RECORDED DATA =>

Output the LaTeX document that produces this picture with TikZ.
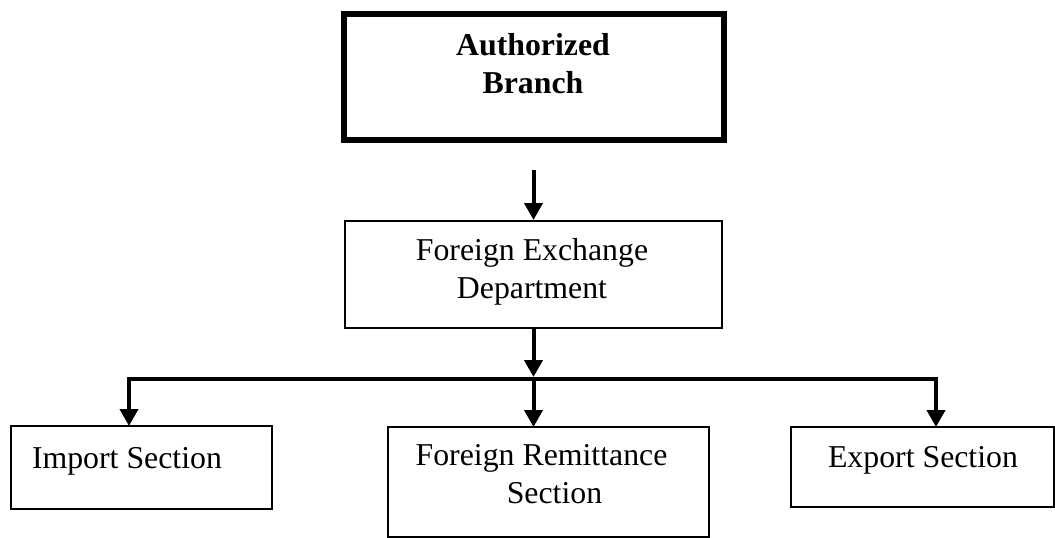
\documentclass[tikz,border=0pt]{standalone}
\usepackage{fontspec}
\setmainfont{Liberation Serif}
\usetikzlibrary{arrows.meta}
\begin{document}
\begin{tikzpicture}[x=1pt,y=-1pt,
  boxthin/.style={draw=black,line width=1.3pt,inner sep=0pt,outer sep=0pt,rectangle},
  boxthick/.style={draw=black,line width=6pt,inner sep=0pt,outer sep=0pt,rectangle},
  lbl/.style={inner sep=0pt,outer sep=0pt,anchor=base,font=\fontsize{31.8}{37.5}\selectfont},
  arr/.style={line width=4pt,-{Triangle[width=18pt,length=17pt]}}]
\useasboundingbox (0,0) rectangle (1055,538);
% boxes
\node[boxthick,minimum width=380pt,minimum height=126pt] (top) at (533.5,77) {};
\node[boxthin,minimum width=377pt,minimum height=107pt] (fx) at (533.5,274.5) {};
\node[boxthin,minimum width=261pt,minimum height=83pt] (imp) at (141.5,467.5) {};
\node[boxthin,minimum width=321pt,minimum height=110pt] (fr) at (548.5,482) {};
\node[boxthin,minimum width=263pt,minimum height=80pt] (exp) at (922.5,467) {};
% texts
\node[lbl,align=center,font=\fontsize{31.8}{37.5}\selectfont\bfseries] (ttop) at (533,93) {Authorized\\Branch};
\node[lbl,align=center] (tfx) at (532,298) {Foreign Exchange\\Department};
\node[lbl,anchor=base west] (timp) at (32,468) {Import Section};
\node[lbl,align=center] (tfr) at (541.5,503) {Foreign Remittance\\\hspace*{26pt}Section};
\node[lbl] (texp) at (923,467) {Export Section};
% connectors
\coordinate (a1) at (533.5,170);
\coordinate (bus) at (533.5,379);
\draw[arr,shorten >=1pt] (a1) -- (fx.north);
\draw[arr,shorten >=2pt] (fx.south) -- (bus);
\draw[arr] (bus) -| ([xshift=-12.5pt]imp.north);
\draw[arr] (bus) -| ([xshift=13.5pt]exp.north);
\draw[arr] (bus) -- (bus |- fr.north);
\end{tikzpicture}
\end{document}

WHAT YOU HAVE TO DO => Give every line above again exactly, with no pictures.

RESPONSE FOR THIS EXERCISE =>
Output the LaTeX document that produces this picture with TikZ.
\documentclass[tikz,border=0pt]{standalone}
\usepackage{fontspec}
\setmainfont{Liberation Serif}
\usetikzlibrary{arrows.meta}
\begin{document}
\begin{tikzpicture}[x=1pt,y=-1pt,
  boxthin/.style={draw=black,line width=1.3pt,inner sep=0pt,outer sep=0pt,rectangle},
  boxthick/.style={draw=black,line width=6pt,inner sep=0pt,outer sep=0pt,rectangle},
  lbl/.style={inner sep=0pt,outer sep=0pt,anchor=base,font=\fontsize{31.8}{37.5}\selectfont},
  arr/.style={line width=4pt,-{Triangle[width=18pt,length=17pt]}}]
\useasboundingbox (0,0) rectangle (1055,538);
% boxes
\node[boxthick,minimum width=380pt,minimum height=126pt] (top) at (533.5,77) {};
\node[boxthin,minimum width=377pt,minimum height=107pt] (fx) at (533.5,274.5) {};
\node[boxthin,minimum width=261pt,minimum height=83pt] (imp) at (141.5,467.5) {};
\node[boxthin,minimum width=321pt,minimum height=110pt] (fr) at (548.5,482) {};
\node[boxthin,minimum width=263pt,minimum height=80pt] (exp) at (922.5,467) {};
% texts
\node[lbl,align=center,font=\fontsize{31.8}{37.5}\selectfont\bfseries] (ttop) at (533,93) {Authorized\\Branch};
\node[lbl,align=center] (tfx) at (532,298) {Foreign Exchange\\Department};
\node[lbl,anchor=base west] (timp) at (32,468) {Import Section};
\node[lbl,align=center] (tfr) at (541.5,503) {Foreign Remittance\\\hspace*{26pt}Section};
\node[lbl] (texp) at (923,467) {Export Section};
% connectors
\coordinate (a1) at (533.5,170);
\coordinate (bus) at (533.5,379);
\draw[arr,shorten >=1pt] (a1) -- (fx.north);
\draw[arr,shorten >=2pt] (fx.south) -- (bus);
\draw[arr] (bus) -| ([xshift=-12.5pt]imp.north);
\draw[arr] (bus) -| ([xshift=13.5pt]exp.north);
\draw[arr] (bus) -- (bus |- fr.north);
\end{tikzpicture}
\end{document}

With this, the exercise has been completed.